Reservists build health facility for Georgia town devastated by tornado

  • Published
  • By Mr. Clarence Valelo
  • 442d Fighter Wing
U.S. Air Force 931st, 482nd, 442d Reserve Civil Engineering Squadrons, and the 116th Air National Guard Civil Engineering Squadron, sent a total of 71 CES personnel to the town of Talbotton, Georgia to build a medical and dental facility.

On March 3, 2019, the town, with a population of 856 and a median income of $19,452, was struck by a tornado.

The CE Squadrons were tasked to complete the medical and dental facility for the town in less than 90 days with limited experienced personnel starting May 16 as part of an Innovative Readiness Training. This 7000 square foot facility will be the only facility to serve the community within 50 square miles.

An IRT is a Department of Defense military training opportunity, exclusive to the United States and its territories, that delivers joint training opportunities to increase deployment readiness. Key services include healthcare, construction, transportation, and cybersecurity.

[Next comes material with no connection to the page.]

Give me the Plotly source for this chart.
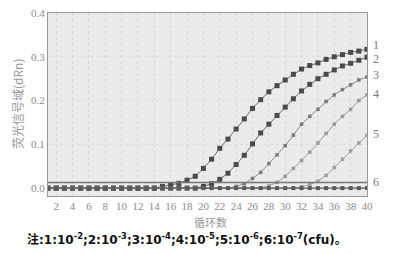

Senior Master Sgt. William Bryant 442d Civil Engineering Squadron Infrastructure superintendent, is the Construction Project Manager for the Air Force Reserve Command mission down in Talbotton.

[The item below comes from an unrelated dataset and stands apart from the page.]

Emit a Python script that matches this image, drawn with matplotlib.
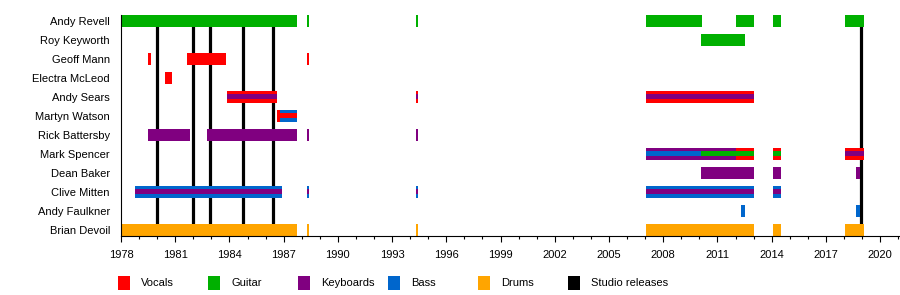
"""Band member timeline"""
import matplotlib; matplotlib.use('Agg')
import matplotlib.pyplot as plt
from matplotlib.patches import Rectangle
from matplotlib.ticker import FixedLocator, MultipleLocator
from matplotlib import font_manager

names = [f.name for f in font_manager.fontManager.ttflist]
font = 'Liberation Sans Narrow' if 'Liberation Sans Narrow' in names else 'Liberation Sans'
plt.rcParams['font.family'] = [font, 'DejaVu Sans']
fs = 8

# members, top to bottom
members = ['Andy Revell', 'Roy Keyworth', 'Geoff Mann', 'Electra McLeod', 'Andy Sears',
           'Martyn Watson', 'Rick Battersby', 'Mark Spencer', 'Dean Baker', 'Clive Mitten',
           'Andy Faulkner', 'Brian Devoil']

role_colors = {'Vocals': '#ff0000', 'Guitar': '#00b000', 'Keyboards': '#800080',
               'Bass': '#0066cc', 'Drums': '#ffa500'}

# full-height bars: (member, role, start, end)
main_bars = [
    ('Andy Revell', 'Guitar', 1978.0, 1987.72),
    ('Andy Revell', 'Guitar', 1988.27, 1988.38),
    ('Andy Revell', 'Guitar', 1994.32, 1994.42),
    ('Andy Revell', 'Guitar', 2007.05, 2010.15),
    ('Andy Revell', 'Guitar', 2012.03, 2013.03),
    ('Andy Revell', 'Guitar', 2014.08, 2014.52),
    ('Andy Revell', 'Guitar', 2018.07, 2019.12),
    ('Roy Keyworth', 'Guitar', 2010.1, 2012.53),
    ('Geoff Mann', 'Vocals', 1979.48, 1979.64),
    ('Geoff Mann', 'Vocals', 1981.65, 1983.79),
    ('Geoff Mann', 'Vocals', 1988.27, 1988.38),
    ('Electra McLeod', 'Vocals', 1980.43, 1980.82),
    ('Andy Sears', 'Vocals', 1983.87, 1986.63),
    ('Andy Sears', 'Vocals', 1994.32, 1994.42),
    ('Andy Sears', 'Vocals', 2007.05, 2013.03),
    ('Martyn Watson', 'Vocals', 1986.63, 1986.8),
    ('Martyn Watson', 'Bass', 1986.8, 1987.72),
    ('Rick Battersby', 'Keyboards', 1979.51, 1981.82),
    ('Rick Battersby', 'Keyboards', 1982.76, 1987.72),
    ('Rick Battersby', 'Keyboards', 1988.27, 1988.38),
    ('Rick Battersby', 'Keyboards', 1994.32, 1994.42),
    ('Mark Spencer', 'Keyboards', 2007.05, 2012.03),
    ('Mark Spencer', 'Vocals', 2012.03, 2013.03),
    ('Mark Spencer', 'Vocals', 2014.08, 2014.52),
    ('Mark Spencer', 'Vocals', 2018.07, 2019.12),
    ('Dean Baker', 'Keyboards', 2010.1, 2013.03),
    ('Dean Baker', 'Keyboards', 2014.08, 2014.52),
    ('Dean Baker', 'Keyboards', 2018.68, 2018.9),
    ('Clive Mitten', 'Bass', 1978.77, 1986.89),
    ('Clive Mitten', 'Bass', 1988.27, 1988.38),
    ('Clive Mitten', 'Bass', 1994.32, 1994.42),
    ('Clive Mitten', 'Bass', 2007.05, 2013.03),
    ('Clive Mitten', 'Bass', 2014.08, 2014.52),
    ('Andy Faulkner', 'Bass', 2012.31, 2012.53),
    ('Andy Faulkner', 'Bass', 2018.68, 2018.9),
    ('Brian Devoil', 'Drums', 1978.0, 1987.72),
    ('Brian Devoil', 'Drums', 1988.27, 1988.38),
    ('Brian Devoil', 'Drums', 1994.32, 1994.42),
    ('Brian Devoil', 'Drums', 2007.05, 2013.03),
    ('Brian Devoil', 'Drums', 2014.08, 2014.52),
    ('Brian Devoil', 'Drums', 2018.07, 2019.12),
]

# thin inner stripes for secondary roles
inner_bars = [
    ('Andy Sears', 'Keyboards', 1983.87, 1986.63),
    ('Andy Sears', 'Keyboards', 1994.32, 1994.42),
    ('Andy Sears', 'Keyboards', 2007.05, 2013.03),
    ('Martyn Watson', 'Vocals', 1986.63, 1987.72),
    ('Mark Spencer', 'Bass', 2007.05, 2010.1),
    ('Mark Spencer', 'Guitar', 2010.1, 2013.03),
    ('Mark Spencer', 'Guitar', 2014.08, 2014.52),
    ('Mark Spencer', 'Keyboards', 2018.07, 2019.12),
    ('Clive Mitten', 'Keyboards', 1978.77, 1986.89),
    ('Clive Mitten', 'Keyboards', 1988.27, 1988.38),
    ('Clive Mitten', 'Keyboards', 1994.32, 1994.42),
    ('Clive Mitten', 'Keyboards', 2007.05, 2013.03),
    ('Clive Mitten', 'Keyboards', 2014.08, 2014.52),
]

releases = [1979.98, 1981.96, 1982.9, 1984.75, 1986.41, 2018.95]
year_ticks = list(range(1978, 2021, 3))

fig = plt.figure(figsize=(9, 2.95), dpi=100)
ax = fig.add_axes([121/900, 1 - 235.5/295, 1 - 121/900, 220.6/295])

ypos = {m: len(members) - 1 - i for i, m in enumerate(members)}
bar_h, inner_h = 0.62, 0.25

for x in releases:
    ax.axvline(x, color='black', lw=2.3, zorder=1)

for m, role, s, e in main_bars:
    ax.barh(ypos[m], e - s, left=s, height=bar_h, color=role_colors[role], lw=0, zorder=2)
for m, role, s, e in inner_bars:
    ax.barh(ypos[m], e - s, left=s, height=inner_h, color=role_colors[role], lw=0, zorder=3)

ax.set_xlim(1978, 2021.1)
ax.set_ylim(-0.31, 11.31)
ax.set_yticks(range(len(members)))
ax.set_yticklabels(members[::-1], fontsize=fs)
ax.tick_params(axis='y', length=0, pad=8)
ax.xaxis.set_major_locator(FixedLocator(year_ticks))
ax.xaxis.set_minor_locator(MultipleLocator(1))
ax.tick_params(axis='x', which='major', length=4.5, width=0.8, labelsize=fs, pad=6)
ax.tick_params(axis='x', which='minor', length=2.5, width=0.8)
for sp in ['top', 'right']:
    ax.spines[sp].set_visible(False)
for sp in ['left', 'bottom']:
    ax.spines[sp].set_linewidth(0.8)

# legend along the bottom
legend_items = list(role_colors.items()) + [('Studio releases', 'black')]
for i, (label, col) in enumerate(legend_items):
    x0 = 118 + 90 * i
    fig.patches.append(Rectangle((x0 / 900, 1 - 290 / 295), 12 / 900, 14 / 295,
                                 transform=fig.transFigure, color=col, lw=0))
    fig.text((x0 + 23) / 900, 1 - 283 / 295, label, fontsize=fs, va='center', ha='left')

fig.savefig('out.png', dpi=100, facecolor='white')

“As with any deployment we are challenged with the meshing of forces,” Bryant said. “With this project the experience and job knowledge dictated the pace of the work, not the stripes or bars. The structures personnel and experienced civilian carpenters were the backbone throughout this build.”

The 71 CES personnel from five different bases faced constant challenges and adversities on a day to day basis, each of the squadrons gave constant effort throughout the time frame.

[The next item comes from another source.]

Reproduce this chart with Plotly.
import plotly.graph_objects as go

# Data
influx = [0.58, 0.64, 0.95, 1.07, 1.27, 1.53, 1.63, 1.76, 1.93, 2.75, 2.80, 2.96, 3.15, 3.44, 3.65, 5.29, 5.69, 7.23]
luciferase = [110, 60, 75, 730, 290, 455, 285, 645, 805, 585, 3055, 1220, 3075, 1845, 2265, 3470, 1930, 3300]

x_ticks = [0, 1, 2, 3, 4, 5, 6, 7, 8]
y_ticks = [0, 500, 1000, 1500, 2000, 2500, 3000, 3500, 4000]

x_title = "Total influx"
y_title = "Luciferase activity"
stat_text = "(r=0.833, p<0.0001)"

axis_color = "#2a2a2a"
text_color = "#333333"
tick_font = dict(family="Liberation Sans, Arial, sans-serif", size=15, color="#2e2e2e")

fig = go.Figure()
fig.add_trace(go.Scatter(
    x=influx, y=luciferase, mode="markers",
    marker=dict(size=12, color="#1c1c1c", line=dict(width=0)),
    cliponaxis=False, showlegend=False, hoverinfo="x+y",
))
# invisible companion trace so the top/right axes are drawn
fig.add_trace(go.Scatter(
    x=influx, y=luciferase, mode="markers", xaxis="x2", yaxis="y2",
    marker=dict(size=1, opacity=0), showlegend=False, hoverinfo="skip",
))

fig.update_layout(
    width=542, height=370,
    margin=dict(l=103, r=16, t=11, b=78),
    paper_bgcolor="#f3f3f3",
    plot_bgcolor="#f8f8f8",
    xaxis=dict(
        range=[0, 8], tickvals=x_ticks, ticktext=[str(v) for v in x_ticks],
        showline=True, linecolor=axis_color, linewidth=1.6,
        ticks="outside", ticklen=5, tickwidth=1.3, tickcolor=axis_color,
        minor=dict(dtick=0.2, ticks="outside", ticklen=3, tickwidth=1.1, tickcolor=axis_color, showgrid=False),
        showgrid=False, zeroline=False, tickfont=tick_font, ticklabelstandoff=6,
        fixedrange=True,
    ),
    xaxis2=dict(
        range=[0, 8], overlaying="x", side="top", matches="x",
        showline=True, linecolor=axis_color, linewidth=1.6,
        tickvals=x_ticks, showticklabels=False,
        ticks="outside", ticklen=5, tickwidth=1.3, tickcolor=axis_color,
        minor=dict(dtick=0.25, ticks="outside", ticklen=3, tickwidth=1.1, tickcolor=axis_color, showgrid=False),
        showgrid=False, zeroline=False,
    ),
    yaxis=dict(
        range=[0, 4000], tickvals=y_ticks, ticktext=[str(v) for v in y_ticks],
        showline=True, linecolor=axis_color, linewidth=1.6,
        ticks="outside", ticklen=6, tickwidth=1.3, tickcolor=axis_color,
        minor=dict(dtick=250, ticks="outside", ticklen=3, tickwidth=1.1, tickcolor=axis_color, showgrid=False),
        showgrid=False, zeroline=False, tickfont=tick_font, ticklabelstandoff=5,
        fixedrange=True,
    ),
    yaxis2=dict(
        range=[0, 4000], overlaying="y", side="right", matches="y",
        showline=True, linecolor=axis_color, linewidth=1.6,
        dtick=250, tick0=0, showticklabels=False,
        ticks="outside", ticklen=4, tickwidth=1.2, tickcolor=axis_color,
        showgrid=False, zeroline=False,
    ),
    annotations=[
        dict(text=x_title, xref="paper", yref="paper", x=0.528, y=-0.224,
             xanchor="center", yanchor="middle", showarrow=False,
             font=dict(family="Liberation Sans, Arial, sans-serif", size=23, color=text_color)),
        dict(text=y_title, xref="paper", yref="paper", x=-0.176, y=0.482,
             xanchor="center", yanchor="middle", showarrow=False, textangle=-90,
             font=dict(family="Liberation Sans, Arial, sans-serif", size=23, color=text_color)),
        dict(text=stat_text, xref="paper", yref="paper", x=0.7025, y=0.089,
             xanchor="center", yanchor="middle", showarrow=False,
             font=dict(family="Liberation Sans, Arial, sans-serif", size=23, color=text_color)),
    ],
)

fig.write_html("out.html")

“Most of the personnel are not trained or have experience as carpenters, so we have been teaching as we work,” Bryant said. “We will do whatever it takes to help the mission go forward.”

This AFRC driven IRT project had been in the works since last year, the town of Talbotton has not had a medical facility, even prior to the tornado.

“It was intended to start a little sooner than when it actually did,” Bryant reports. “The timing of this construction could not have been any better, we are building a medical and dental facility to serve this town and the surrounding communities.”

“The several members from different bases coming together as one attributed to the project’s success,” Bryan said. “The people that live here have been so welcoming and thankful to us and the military in general, it really helps motivate our team just knowing how much this means and how much they appreciate it.”

Rebuilding the community makes a positive impact on Talbotton and provides hands-on real world training for the CE personnel.

“Personally, I could not be any prouder of all the Air Force members that have represented us here, the work has been hard, the days are long and miserably hot, but the teamwork and positive attitudes did not waiver,” Bryant said. “This has been a good experience and a great training opportunity for the all the CE personnel involved.”